Of course, it’s not a bad thing to be practical. But when is being “practical” just another synonym for being “safe”? After all, success does not always come from practicality. Dropping out of Harvard was probably not a safe move, but it worked out well for Bill Gates, Matt Damon, and Mark Zuckerberg. Quitting a stable job to write a novel worked out for JK Rowling. Will Smith turned down MIT to launch his singing and acting career.

Then again, our practical side reminds us that there are just as many (if not more) failed writers, singers, and Harvard dropouts who faded into oblivion by forsaking a more judicious, traditional path. A few years ago, I was at the UPS store in Cambridge when the guy packing my boxes mentioned he had gone to Harvard. He had been a chess champion, dropped out to pursue a career in chess, but failed to make it on the international circuit. Now he was working at UPS to support himself, while writing a book on chess and his travels.

There was a part of me that thought, “Wow, this guy went to Harvard and is now working at UPS and packing my boxes… what a failure.” But as he cheerily stuffed bubble wrap inside my boxes, the UPS guy told me about his travels around Europe, a chess match he had in the Soviet Union, and his hope that his writing would eventually land him a book deal. His life experience sounded far more interesting than anyone I know who had taken the boring old, “safe” route.

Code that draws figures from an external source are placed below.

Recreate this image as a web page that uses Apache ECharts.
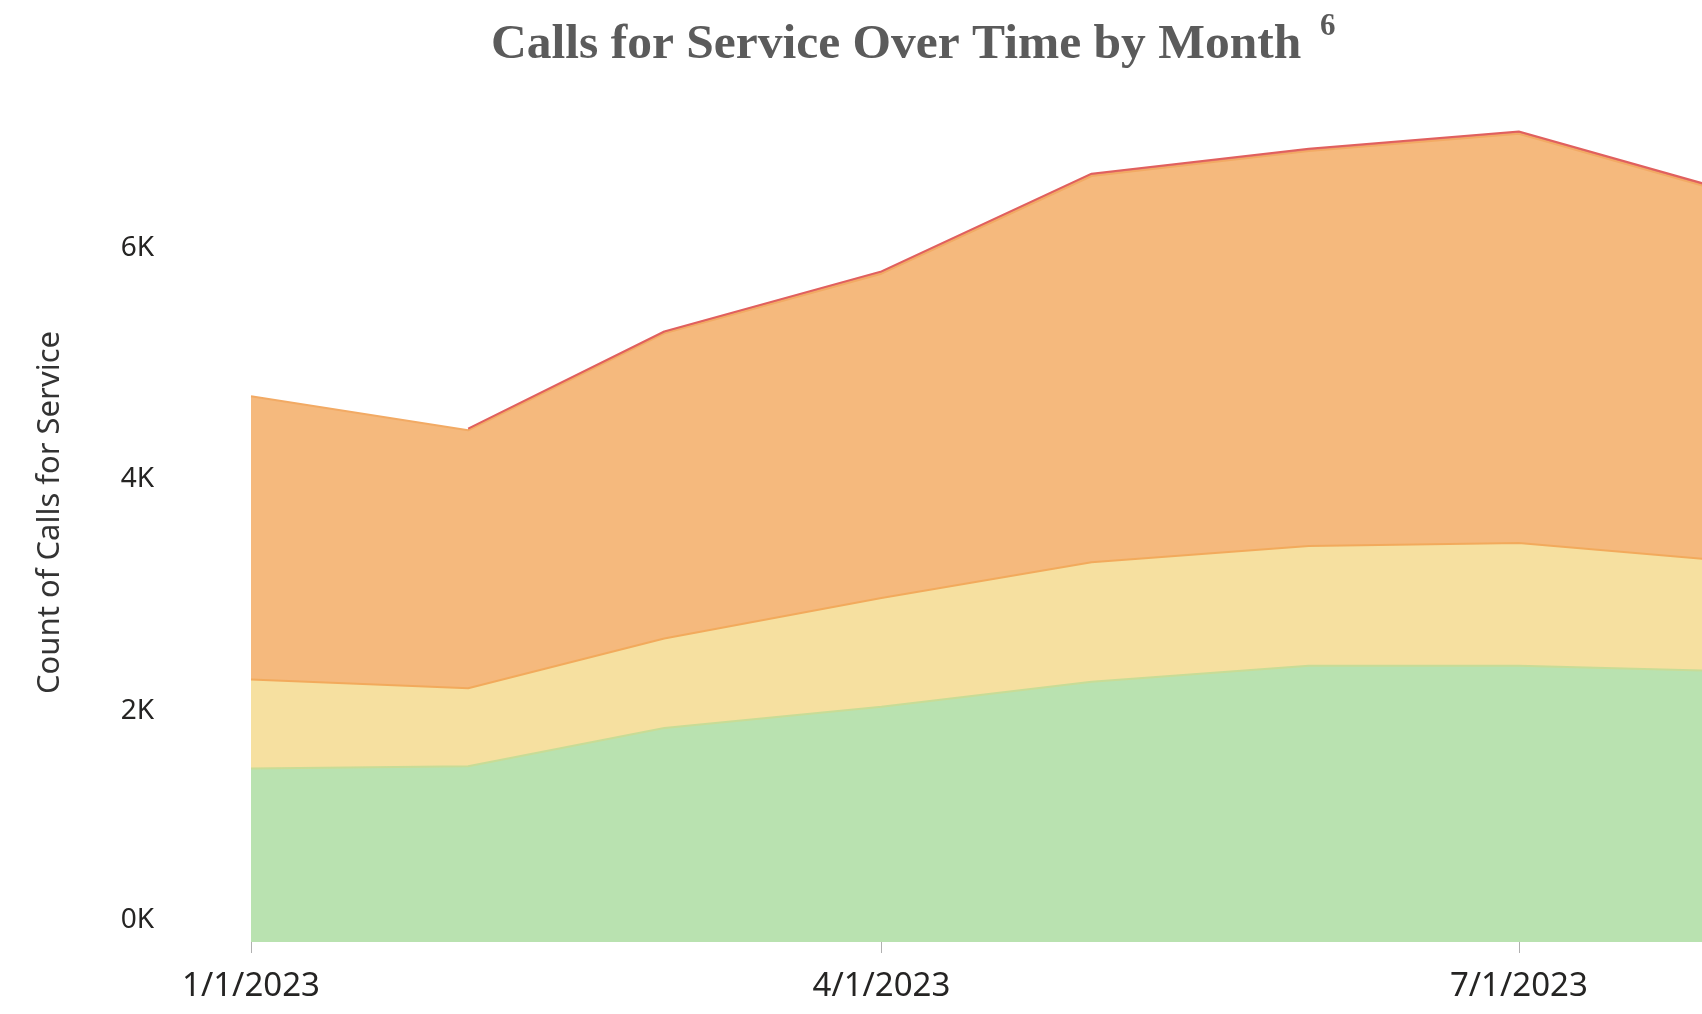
<!DOCTYPE html>
<html>
<head>
<meta charset="utf-8">
<title>Calls for Service Over Time by Month</title>
<script src="https://cdn.jsdelivr.net/npm/echarts@6/dist/echarts.min.js"></script>
<style>
  html, body { margin: 0; padding: 0; background: #fff; }
  #chart { width: 1702px; height: 1014px; }
</style>
</head>
<body>
<div id="chart"></div>
<script>
// monthly points (first of each month, 2023)
const months = ['2023-01-01', '2023-02-01', '2023-03-01', '2023-04-01',
  '2023-05-01', '2023-06-01', '2023-07-01', '2023-08-01'];
const tickDates = ['2023-01-01', '2023-04-01', '2023-07-01'];

// stacked series, bottom to top
const lowValues = [1500, 1520, 1850, 2035, 2250, 2390, 2390, 2340];
const mediumValues = [770, 675, 775, 940, 1035, 1035, 1060, 950];
const highValues = [2450, 2230, 2640, 2805, 3340, 3415, 3540, 3170];
const urgentValues = [null, 15, 15, 20, 20, 20, 20, 20];

const toTime = s => {
  const [y, m, d] = s.split('-').map(Number);
  return new Date(y, m - 1, d).getTime();
};
const pairs = vals => months.map((m, i) => [toTime(m), vals[i]]);

const chart = echarts.init(document.getElementById('chart'));

const labelFont = '"Noto Sans", "Open Sans", sans-serif';
const xMin = toTime(months[0]);
const xMax = toTime(months[months.length - 1]);

const areaSeries = (name, vals, fill, line) => ({
  name: name,
  type: 'line',
  stack: 'calls',
  data: pairs(vals),
  showSymbol: false,
  symbol: 'none',
  lineStyle: { width: 2, color: line },
  areaStyle: { color: fill, opacity: 1 },
  itemStyle: { color: fill },
  emphasis: { disabled: true }
});

chart.setOption({
  animation: false,
  title: [
    {
      text: 'Calls for Service Over Time by Month',
      left: 486,
      top: 15,
      textStyle: {
        fontFamily: '"Liberation Serif", "DejaVu Serif", serif',
        fontWeight: 'bold',
        fontSize: 49.5,
        color: '#5b5b5b'
      }
    },
    {
      text: '6',
      left: 1315,
      top: 6,
      textStyle: {
        fontFamily: '"Liberation Serif", serif',
        fontWeight: 'bold',
        fontSize: 31,
        color: '#5b5b5b'
      }
    }
  ],
  grid: {
    left: 251,
    width: 1485,
    top: 17,
    bottom: 72,
    containLabel: false,
    outerBoundsMode: 'none'
  },
  xAxis: [
    {
      // time axis carries the data; its own ticks are hidden
      type: 'time',
      min: xMin,
      max: xMax,
      axisLine: { show: false },
      axisTick: { show: false },
      axisLabel: { show: false },
      splitLine: { show: false }
    },
    {
      // quarterly ticks and labels drawn on an overlaid value axis
      type: 'value',
      min: xMin,
      max: xMax,
      position: 'bottom',
      axisLine: { show: false },
      splitLine: { show: false },
      axisTick: {
        show: true,
        length: 11,
        customValues: tickDates.map(toTime),
        lineStyle: { color: '#b0b0b0', width: 1 }
      },
      axisLabel: {
        customValues: tickDates.map(toTime),
        formatter: v => {
          const d = new Date(v);
          return (d.getMonth() + 1) + '/' + d.getDate() + '/' + d.getFullYear();
        },
        margin: 28,
        fontFamily: labelFont,
        fontSize: 33,
        color: '#252423'
      }
    }
  ],
  yAxis: {
    type: 'value',
    min: 0,
    max: 8000,
    interval: 2000,
    name: 'Count of Calls for Service',
    nameLocation: 'middle',
    nameRotate: 90,
    nameGap: 185,
    nameTextStyle: {
      fontFamily: labelFont,
      fontSize: 31,
      color: '#333',
      padding: [0, 66, 0, 0]
    },
    axisLine: { show: false },
    axisTick: { show: false },
    splitLine: { show: false },
    axisLabel: {
      showMaxLabel: false,
      margin: 97,
      formatter: v => (v === 0 ? '{z|0K}' : (v / 1000) + 'K'),
      rich: {
        z: { padding: [0, 0, 44, 0], fontFamily: labelFont, fontSize: 28, color: '#252423' }
      },
      fontFamily: labelFont,
      fontSize: 28,
      color: '#252423'
    }
  },
  series: [
    areaSeries('Low', lowValues, '#b9e2b0', '#c8dc96'),
    areaSeries('Medium', mediumValues, '#f6e0a0', '#f2aa5c'),
    areaSeries('High', highValues, '#f5b97d', '#f2aa64'),
    areaSeries('Urgent', urgentValues, '#e8826f', '#e0605e')
  ]
});

window.addEventListener('resize', () => chart.resize());
</script>
</body>
</html>
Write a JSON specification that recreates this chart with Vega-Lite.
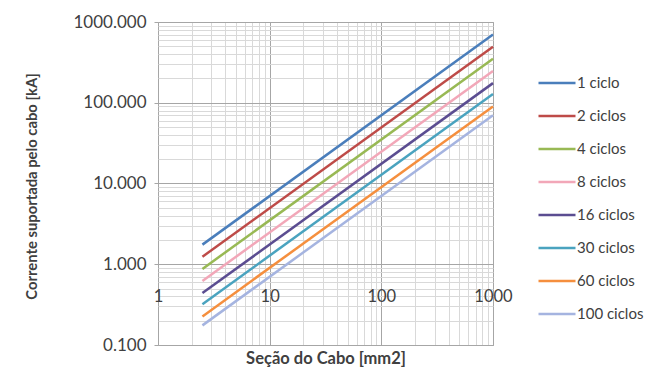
{
  "$schema": "https://vega.github.io/schema/vega-lite/v6.json",
  "width": 335,
  "height": 323,
  "autosize": {"type": "none"},
  "padding": {"left": 158, "top": 22, "right": 154, "bottom": 35},
  "background": "white",
  "config": {
    "font": "Lato",
    "view": {"stroke": "#a6a6a6", "strokeWidth": 1}
  },
  "data": {
    "values": [
      {"secao": 2.5, "corrente": 1.75, "serie": "1 ciclo"},
      {"secao": 1000, "corrente": 700, "serie": "1 ciclo"},
      {"secao": 2.5, "corrente": 1.24, "serie": "2 ciclos"},
      {"secao": 1000, "corrente": 495, "serie": "2 ciclos"},
      {"secao": 2.5, "corrente": 0.875, "serie": "4 ciclos"},
      {"secao": 1000, "corrente": 350, "serie": "4 ciclos"},
      {"secao": 2.5, "corrente": 0.62, "serie": "8 ciclos"},
      {"secao": 1000, "corrente": 247, "serie": "8 ciclos"},
      {"secao": 2.5, "corrente": 0.44, "serie": "16 ciclos"},
      {"secao": 1000, "corrente": 175, "serie": "16 ciclos"},
      {"secao": 2.5, "corrente": 0.32, "serie": "30 ciclos"},
      {"secao": 1000, "corrente": 128, "serie": "30 ciclos"},
      {"secao": 2.5, "corrente": 0.226, "serie": "60 ciclos"},
      {"secao": 1000, "corrente": 90, "serie": "60 ciclos"},
      {"secao": 2.5, "corrente": 0.175, "serie": "100 ciclos"},
      {"secao": 1000, "corrente": 70, "serie": "100 ciclos"}
    ]
  },
  "mark": {"type": "line", "strokeWidth": 2.5},
  "encoding": {
    "x": {
      "field": "secao",
      "type": "quantitative",
      "scale": {"type": "log", "domain": [1, 1000]},
      "axis": {
        "title": "Seção do Cabo [mm2]",
        "titleFont": "Lato",
        "titleFontSize": 16.5,
        "titleFontWeight": "bold",
        "titleColor": "#404040",
        "titleBaseline": "middle",
        "titleY": 95,
        "values": [1, 2, 3, 4, 5, 6, 7, 8, 9, 10, 20, 30, 40, 50, 60, 70, 80, 90, 100, 200, 300, 400, 500, 600, 700, 800, 900, 1000],
        "labelExpr": "abs(log(datum.value)/LN10 - round(log(datum.value)/LN10)) < 0.001 ? format(datum.value, 'd') : ''",
        "labelOverlap": false,
        "labelBound": false,
        "labelFlush": false,
        "labelFontSize": 16.5,
        "labelColor": "#404040",
        "labelPadding": 25,
        "offset": -82,
        "domain": false,
        "ticks": false,
        "grid": true,
        "gridColor": {"condition": {"test": "abs(log(datum.value)/LN10 - round(log(datum.value)/LN10)) < 0.001", "value": "#a6a6a6"}, "value": "#d9d9d9"},
        "gridWidth": 1
      }
    },
    "y": {
      "field": "corrente",
      "type": "quantitative",
      "scale": {"type": "log", "domain": [0.1, 1000]},
      "axis": {
        "title": "Corrente suportada pelo cabo [kA]",
        "titleFont": "Lato",
        "titleFontSize": 14.8,
        "titleFontWeight": "bold",
        "titleColor": "#404040",
        "titleX": -126,
        "titleY": 164,
        "titleAlign": "center",
        "titleAnchor": null,
        "titleBaseline": "middle",
        "values": [0.1, 0.2, 0.3, 0.4, 0.5, 0.6, 0.7, 0.8, 0.9, 1, 2, 3, 4, 5, 6, 7, 8, 9, 10, 20, 30, 40, 50, 60, 70, 80, 90, 100, 200, 300, 400, 500, 600, 700, 800, 900, 1000],
        "labelExpr": "abs(log(datum.value)/LN10 - round(log(datum.value)/LN10)) < 0.001 ? format(datum.value, '.3f') : ''",
        "labelOverlap": false,
        "labelBound": false,
        "labelFlush": false,
        "labelFontSize": 17,
        "labelColor": "#404040",
        "labelPadding": 8,
        "domain": false,
        "tickSize": 4,
        "tickColor": "#a6a6a6",
        "tickOpacity": {"condition": {"test": "abs(log(datum.value)/LN10 - round(log(datum.value)/LN10)) < 0.001", "value": 1}, "value": 0},
        "grid": true,
        "gridColor": {"condition": {"test": "abs(log(datum.value)/LN10 - round(log(datum.value)/LN10)) < 0.001", "value": "#a6a6a6"}, "value": "#d9d9d9"},
        "gridWidth": 1
      }
    },
    "color": {
      "field": "serie",
      "type": "nominal",
      "sort": ["1 ciclo", "2 ciclos", "4 ciclos", "8 ciclos", "16 ciclos", "30 ciclos", "60 ciclos", "100 ciclos"],
      "scale": {
        "domain": ["1 ciclo", "2 ciclos", "4 ciclos", "8 ciclos", "16 ciclos", "30 ciclos", "60 ciclos", "100 ciclos"],
        "range": ["#4a7ebb", "#be4b48", "#98b954", "#f2a7b8", "#5b4d91", "#4aa3bf", "#f58f3e", "#a5b4e0"]
      },
      "legend": {
        "title": null,
        "orient": "none",
        "legendX": 379,
        "legendY": 41,
        "padding": 0,
        "symbolType": "stroke",
        "symbolSize": 1369,
        "symbolStrokeWidth": 2.5,
        "labelFontSize": 15,
        "labelColor": "#404040",
        "labelOffset": 0,
        "rowPadding": 5
      }
    }
  }
}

I’m not sure I could do what the UPS guy did and shove aside all thoughts of practicality: I think that our perception of success is still too easily determined by job titles and salaries and risk aversion. But there is financial success and professional/personal success, and perhaps we too often focus on the former. So, if we can get around the inclination to link what is practical to some narrow definition of success, then maybe taking the road less traveled won’t seem so risky after all.